I have since been playing around with my different characters. Per Van Hemlock's post, I promptly logged on to my Gnome Necromancer and proceeded to fly around in the new clockwork illusion form. Gotta love it! And a neat feature is that, when sitting, the little propeller stops spinning and you actually deploy landing gear. Too much fun. After zipping around on my Gnome for a bit, I went back to character creation and found I could roll a Fae. The Fae starting zone was a new one to me, so I got a Fae swashbuckler set up. After running around on him for a bit, I noticed that the Fae zone felt a lot less boxed in than the starting zones for my Gnome or other "good" races. They expanded the map area a bit more and successfully concealed some of its edges with terrain features. Rather than questing in a tunnel, I felt more like I was free to roam a bit more.

Another thing about the Fae is their free-fall ability. Falling safely from any height combined with my swashbuckler stealth had me leaping from every tree fort and outpost I could climb into without caring a whole lot about the level of the mobs below me. As long as I didn't land directly on anything that could kill me, I'd be safe.

Note to developers: Anytime you can put in an ability to cater to the easily-amused crowd (turning into a clock-work helicopter, enabling characters to leap from heights without damage, etc.) you should do so. The abilities add almost nothing to the character or the game but provide countless hours of play as we, the easily amused, activate those abilities to the fullest extend of silliness possible.
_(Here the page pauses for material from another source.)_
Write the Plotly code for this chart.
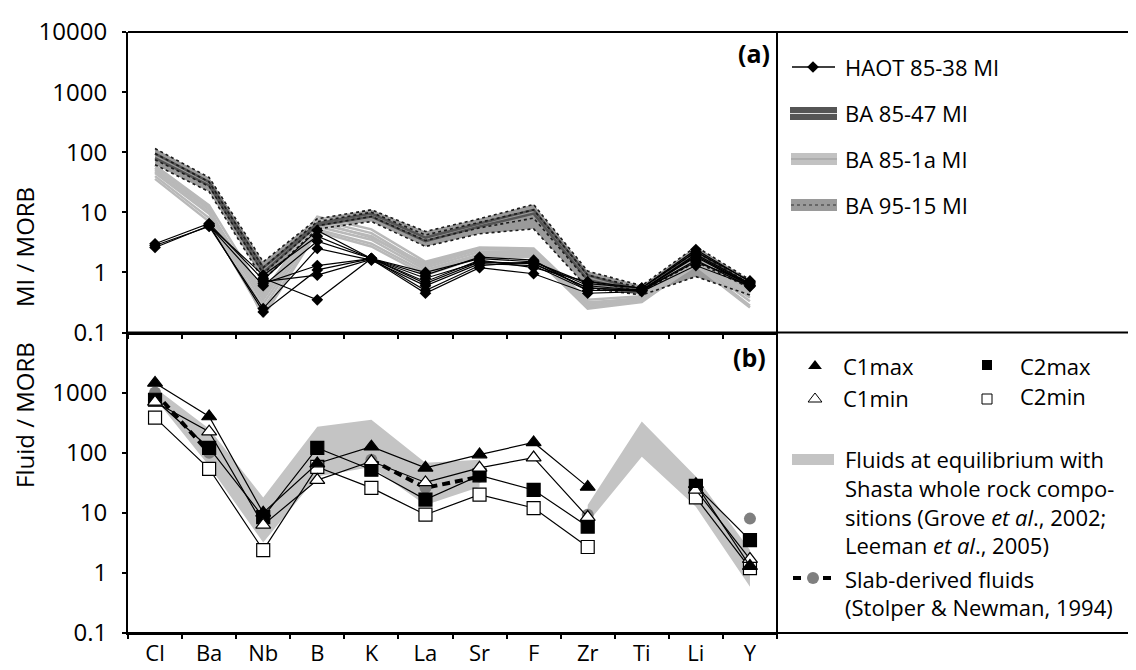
import plotly.graph_objects as go
from plotly.subplots import make_subplots

ELEMENTS = ["Cl", "Ba", "Nb", "B", "K", "La", "Sr", "F", "Zr", "Ti", "Li", "Y"]

# ---- panel (a): melt inclusions / MORB ----
HAOT_85_38 = [
    [3.0, 6.5, 0.75, 5.0, 1.7, 1.0, 1.7, 1.5, 0.65, 0.55, 2.4, 0.70],
    [2.6, 6.0, 0.60, 3.3, 1.7, 0.8, 1.5, 1.4, 0.55, 0.50, 2.0, 0.65],
    [2.8, 5.8, 0.25, 2.5, 1.6, 0.6, 1.4, 1.3, 0.50, 0.52, 1.8, 0.60],
    [None, 6.2, 0.22, 1.1, 1.7, 0.5, 1.3, 1.5, 0.60, 0.50, 1.5, 0.68],
    [None, None, 0.70, 0.9, 1.65, 0.45, 1.2, 0.95, 0.45, 0.48, 1.3, 0.60],
    [None, None, 0.80, 0.35, 1.7, 0.7, 1.6, 1.2, 0.70, 0.55, 2.2, 0.72],
    [None, None, 0.65, 1.3, 1.7, 0.9, 1.8, 1.6, 0.50, 0.50, 1.6, 0.58],
    [None, 6.0, 0.90, 4.0, 1.7, 0.65, 1.5, 1.4, 0.55, 0.50, 1.9, 0.62],
]
BA_85_47 = [
    [95, 32, 1.2, 6.5, 9.5, 3.8, 6.5, 11, 0.90, 0.50, 2.3, 0.60],
    [80, 28, 1.0, 6.0, 8.5, 3.3, 5.8, 9.5, 0.75, 0.48, 2.0, 0.55],
]
BA_85_1A = [
    [60, 13, 0.45, 8.5, 5.2, 1.5, 2.6, 2.5, 0.35, 0.40, 2.0, 0.50],
    [52, 11, 0.35, 7.5, 4.5, 1.3, 2.4, 2.4, 0.30, 0.38, 1.8, 0.45],
    [45, 9.5, 0.30, 6.5, 4.0, 1.2, 2.2, 2.2, 0.28, 0.35, 1.6, 0.38],
    [40, 8, 0.25, 5.8, 3.5, 1.1, 2.0, 2.0, 0.26, 0.33, 1.5, 0.33],
    [36, 7, 0.20, 5.2, 3.0, 1.0, 1.9, 1.9, 0.25, 0.32, 1.4, 0.28],
    [55, 12, 0.18, 4.8, 2.7, 0.9, 1.8, 1.8, 0.27, 0.34, 1.3, 0.26],
    [48, 10, 0.40, 7.0, 3.8, 1.4, 2.5, 2.3, 0.32, 0.36, 1.7, 0.42],
]
BA_95_15 = [
    [115, 38, 1.5, 7.8, 11, 4.8, 7.8, 13.5, 1.05, 0.60, 2.7, 0.75],
    [95, 32, 1.2, 7.0, 10, 4.2, 6.8, 11, 0.90, 0.55, 2.2, 0.65],
    [75, 27, 0.95, 6.0, 8.5, 3.4, 5.5, 8, 0.72, 0.48, 1.5, 0.55],
    [62, 22, 0.75, 5.3, 7.0, 2.7, 4.4, 5.3, 0.55, 0.42, 0.85, 0.42],
]

# ---- panel (b): fluids / MORB ----
C1MAX = [1450, 400, 10, 66, 126, 56, 93, 148, 27, None, 30, 1.3]
C1MIN = [700, 224, 6.3, 35, 72, 32, 56, 83, 8.5, None, 24, 1.7]
C2MAX = [760, 120, 8.5, 120, 52, 16.6, 42, 24, 5.9, None, 28, 3.5]
C2MIN = [383, 54, 2.4, 58, 26, 9.3, 20, 12, 2.7, None, 18, 1.2]
SLAB = [1000, 100, None, None, 76, 26, 40, None, 9.3, None, None, 8]
EQ_UPPER = [1200, 250, 18, 270, 355, 68, 76, None, 13.5, 330, 40, 2.4]
EQ_LOWER = [800, 60, 3.2, 40, 58, 13.5, 27, None, 6.8, 86, 12.6, 0.59]

FONT = "Open Sans"
PAGE_PAD = 8  # browser body margin pushes the figure right/down
XEND = (777 - 128) / 1008  # right edge of the plot frame in paper units

fig = make_subplots(rows=2, cols=1, shared_xaxes=True, vertical_spacing=0)


def band(upper, lower):
    """closed polygons for each run of non-missing values"""
    xs, ys = [], []
    run = []
    for i in range(len(ELEMENTS) + 1):
        if i < len(ELEMENTS) and upper[i] is not None:
            run.append(i)
            continue
        if run:
            xs += [ELEMENTS[j] for j in run] + [ELEMENTS[j] for j in run[::-1]] + [None]
            ys += [upper[j] for j in run] + [lower[j] for j in run[::-1]] + [None]
        run = []
    return xs, ys


# panel a
up95 = [max(v) for v in zip(*BA_95_15)]
lo95 = [min(v) for v in zip(*BA_95_15)]
bx, by = band(up95, lo95)
fig.add_trace(go.Scatter(x=bx, y=by, fill="toself", fillcolor="#9a9a9a",
                         line=dict(width=0), mode="lines"), row=1, col=1)
for ys in BA_85_1A:
    fig.add_trace(go.Scatter(x=ELEMENTS, y=ys, mode="lines",
                             line=dict(color="#b9b9b9", width=2.5)), row=1, col=1)
for ys in BA_85_47:
    fig.add_trace(go.Scatter(x=ELEMENTS, y=ys, mode="lines",
                             line=dict(color="#555", width=2.5)), row=1, col=1)
for ys in BA_95_15:
    fig.add_trace(go.Scatter(x=ELEMENTS, y=ys, mode="lines",
                             line=dict(color="#1a1a1a", width=1.6, dash="3px,3px")), row=1, col=1)
for ys in HAOT_85_38:
    fig.add_trace(go.Scatter(x=ELEMENTS, y=ys, mode="lines+markers",
                             line=dict(color="black", width=1.2),
                             marker=dict(symbol="diamond", size=9, color="black")), row=1, col=1)

# panel b
bx, by = band(EQ_UPPER, EQ_LOWER)
fig.add_trace(go.Scatter(x=bx, y=by, fill="toself", fillcolor="#c4c4c4",
                         line=dict(width=0), mode="lines"), row=2, col=1)
fig.add_trace(go.Scatter(x=ELEMENTS, y=SLAB, mode="lines+markers",
                         line=dict(color="black", width=4, dash="8px,5px"),
                         marker=dict(symbol="circle", size=12, color="#7f7f7f")), row=2, col=1)
for ys, sym, fc in [(C2MIN, "square", "white"), (C2MAX, "square", "black"),
                    (C1MIN, "triangle-up", "white"), (C1MAX, "triangle-up", "black")]:
    fig.add_trace(go.Scatter(x=ELEMENTS, y=ys, mode="lines+markers",
                             line=dict(color="black", width=1.2),
                             marker=dict(symbol=sym, size=13, color=fc,
                                         line=dict(color="black", width=1.2))), row=2, col=1)

fig.update_traces(showlegend=False, hoverinfo="skip")

# ---- legend panel drawn on an invisible pixel-scaled axis ----
LX = dict(xaxis="x3", yaxis="y3", showlegend=False, hoverinfo="skip")
fig.add_trace(go.Scatter(x=[792, 835], y=[67, 67], mode="lines",
                         line=dict(color="black", width=1.5), **LX))
fig.add_trace(go.Scatter(x=[813], y=[67], mode="markers",
                         marker=dict(symbol="diamond", size=9, color="black"), **LX))
fig.add_trace(go.Scatter(x=[815], y=[366], mode="markers",
                         marker=dict(symbol="triangle-up", size=12, color="black"), **LX))
fig.add_trace(go.Scatter(x=[815], y=[399], mode="markers",
                         marker=dict(symbol="triangle-up-open", size=12, color="black",
                                     line=dict(width=1)), **LX))
fig.add_trace(go.Scatter(x=[987], y=[365], mode="markers",
                         marker=dict(symbol="square", size=10, color="black"), **LX))
fig.add_trace(go.Scatter(x=[987], y=[399], mode="markers",
                         marker=dict(symbol="square-open", size=10, color="black",
                                     line=dict(width=1)), **LX))
fig.add_trace(go.Scatter(x=[793, 834], y=[578, 578], mode="lines",
                         line=dict(color="black", width=4, dash="8px,7px"), **LX))
fig.add_trace(go.Scatter(x=[813], y=[578], mode="markers",
                         marker=dict(symbol="circle", size=12, color="#7f7f7f"), **LX))

shapes = [
    # frame lines crossing the whole figure
    dict(type="line", xref="paper", yref="paper", x0=0, x1=1, y0=1, y1=1,
         line=dict(color="black", width=2)),
    dict(type="line", xref="paper", yref="paper", x0=0, x1=1, y0=0.5, y1=0.5,
         line=dict(color="black", width=2)),
    dict(type="line", xref="paper", yref="paper", x0=0, x1=1, y0=0, y1=0,
         line=dict(color="black", width=2)),
    dict(type="line", xref="paper", yref="paper", x0=XEND, x1=XEND, y0=-0.007, y1=1,
         line=dict(color="black", width=2)),
    # legend keys
    dict(type="rect", xref="x3", yref="y3", x0=790, x1=837, y0=107, y1=120,
         fillcolor="#555", line=dict(width=0)),
    dict(type="line", xref="x3", yref="y3", x0=790, x1=837, y0=113.5, y1=113.5,
         line=dict(color="#ddd", width=1)),
    dict(type="rect", xref="x3", yref="y3", x0=791, x1=837, y0=153, y1=165,
         fillcolor="#c2c2c2", line=dict(width=0)),
    dict(type="line", xref="x3", yref="y3", x0=791, x1=837, y0=159, y1=159,
         line=dict(color="#999", width=1)),
    dict(type="rect", xref="x3", yref="y3", x0=791, x1=837, y0=199, y1=211,
         fillcolor="#9a9a9a", line=dict(width=0)),
    dict(type="line", xref="x3", yref="y3", x0=791, x1=837, y0=205, y1=205,
         line=dict(color="#333", width=1, dash="3px,3px")),
    dict(type="rect", xref="x3", yref="y3", x0=792, x1=834, y0=454, y1=465,
         fillcolor="#c4c4c4", line=dict(width=0)),
]

TXT = dict(color="black", size=22, family=FONT)
legend_text = [
    (843, 67, "HAOT 85-38 MI"), (843, 113, "BA 85-47 MI"),
    (843, 159, "BA 85-1a MI"), (843, 205, "BA 95-15 MI"),
    (841, 366, "C1max"), (841, 398, "C1min"),
    (1018, 366, "C2max"), (1018, 396, "C2min"),
    (843, 459, "Fluids at equilibrium with"),
    (843, 488, "Shasta whole rock compo-"),
    (843, 517, "sitions (Grove <i>et al</i>., 2002;"),
    (843, 545, "Leeman <i>et al</i>., 2005)"),
    (843, 579, "Slab-derived fluids"),
    (843, 607, "(Stolper &amp; Newman, 1994)"),
]
annotations = [
    dict(x=x, y=y, xref="x3", yref="y3", text=t, showarrow=False,
         xanchor="left", yanchor="middle", font=TXT)
    for x, y, t in legend_text
]
annotations += [
    dict(x=XEND - 0.005, y=(633 - 53) / 601, xref="paper", yref="paper", text="<b>(a)</b>",
         showarrow=False, xanchor="right", yanchor="middle",
         font=dict(color="black", size=25, family=FONT)),
    dict(x=XEND - 0.009, y=(633 - 357) / 601, xref="paper", yref="paper", text="<b>(b)</b>",
         showarrow=False, xanchor="right", yanchor="middle",
         font=dict(color="black", size=25, family=FONT)),
    dict(x=(24 - 128) / 1008, y=(633 - 185) / 601, xref="paper", yref="paper",
         text="MI / MORB", textangle=-90, showarrow=False, xanchor="center",
         font=dict(color="black", size=24, family=FONT)),
    dict(x=(24 - 128) / 1008, y=(633 - 490) / 601, xref="paper", yref="paper",
         text="Fluid / MORB", textangle=-90, showarrow=False, xanchor="center",
         font=dict(color="black", size=24, family=FONT)),
]

yax = dict(type="log", range=[-1, 4], showgrid=False, zeroline=False, automargin=False,
           showline=True, linecolor="black", linewidth=2,
           ticks="outside", ticklen=4, tickwidth=1.5, tickcolor="black",
           ticklabelstandoff=10, tickfont=dict(size=24, family=FONT, color="black"))
xax = dict(type="category", categoryorder="array", categoryarray=ELEMENTS,
           range=[-0.5, 11.5], domain=[0, XEND], tickson="boundaries", automargin=False,
           showgrid=False, zeroline=False, showline=True, linecolor="black", linewidth=2,
           ticks="outside", ticklen=4, tickwidth=1.5, tickcolor="black",
           ticklabelstandoff=0, tickfont=dict(size=22, family=FONT, color="black"))

fig.update_layout(
    width=1136 - PAGE_PAD, height=670 - PAGE_PAD,
    margin=dict(l=128 - PAGE_PAD, r=0, t=32 - PAGE_PAD, b=37),
    plot_bgcolor="white", paper_bgcolor="white",
    font=dict(family=FONT, color="black"),
    xaxis=dict(xax, showticklabels=False),
    xaxis2=dict(xax),
    yaxis=dict(yax, domain=[0.5, 1], tickvals=[0.1, 1, 10, 100, 1000, 10000],
               ticktext=["0.1", "1", "10", "100", "1000", "10000"]),
    yaxis2=dict(yax, domain=[0, 0.5], tickvals=[0.1, 1, 10, 100, 1000, 10000],
                ticktext=["0.1", "1", "10", "100", "1000", ""]),
    xaxis3=dict(domain=[XEND, 1], range=[777, 1136], visible=False, anchor="y3"),
    yaxis3=dict(domain=[0, 1], range=[633, 32], visible=False, anchor="x3"),
    shapes=shapes,
    annotations=annotations,
)

fig.write_html("out.html")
One of my gripes the first go-around with EQ2 is that I couldn't sample the housing areas with a trial account. Well, they modified that a bit and as a returning player, I can now get a cheap house. I got all set up with a one-room apartment on a couple of my alts and got the housing quest items (a chandelier, a table and a mirror) along with some other housing-related goodies (a couple of books and a /claim item of a bonsai tree). Compared to LotRO's housing system of furniture placement hooks, I like EQ2's system of furniture placement a lot better. I could place items anywhere they would reasonably go. I couldn't stick my chandelier on a wall or the floor, but it would go anywhere I wanted it on the ceiling. Another neat feature is the ability to put items on other items. My halfling wizard has a little apartment and I put my table in a corner and put two books and a little vase on top of it.

I would love to see LotRO adopt such a system. I'd like to be able to put chairs next to my tables and actually place items on top of them (plates, mugs, etc.). I would also like to see books in the game. It would be awesome to have, say, a readable in-game book of all the riddles from the Hobbit or books of elvish lore to keep in my smial. Oblivion also had books you could pick up, read and keep in your residence. In Oblivion you could steal books too ... not that I would ever do such a thing. *shifty eyes*

Anyway, that's what's going on in my Everquest two adventures thus far.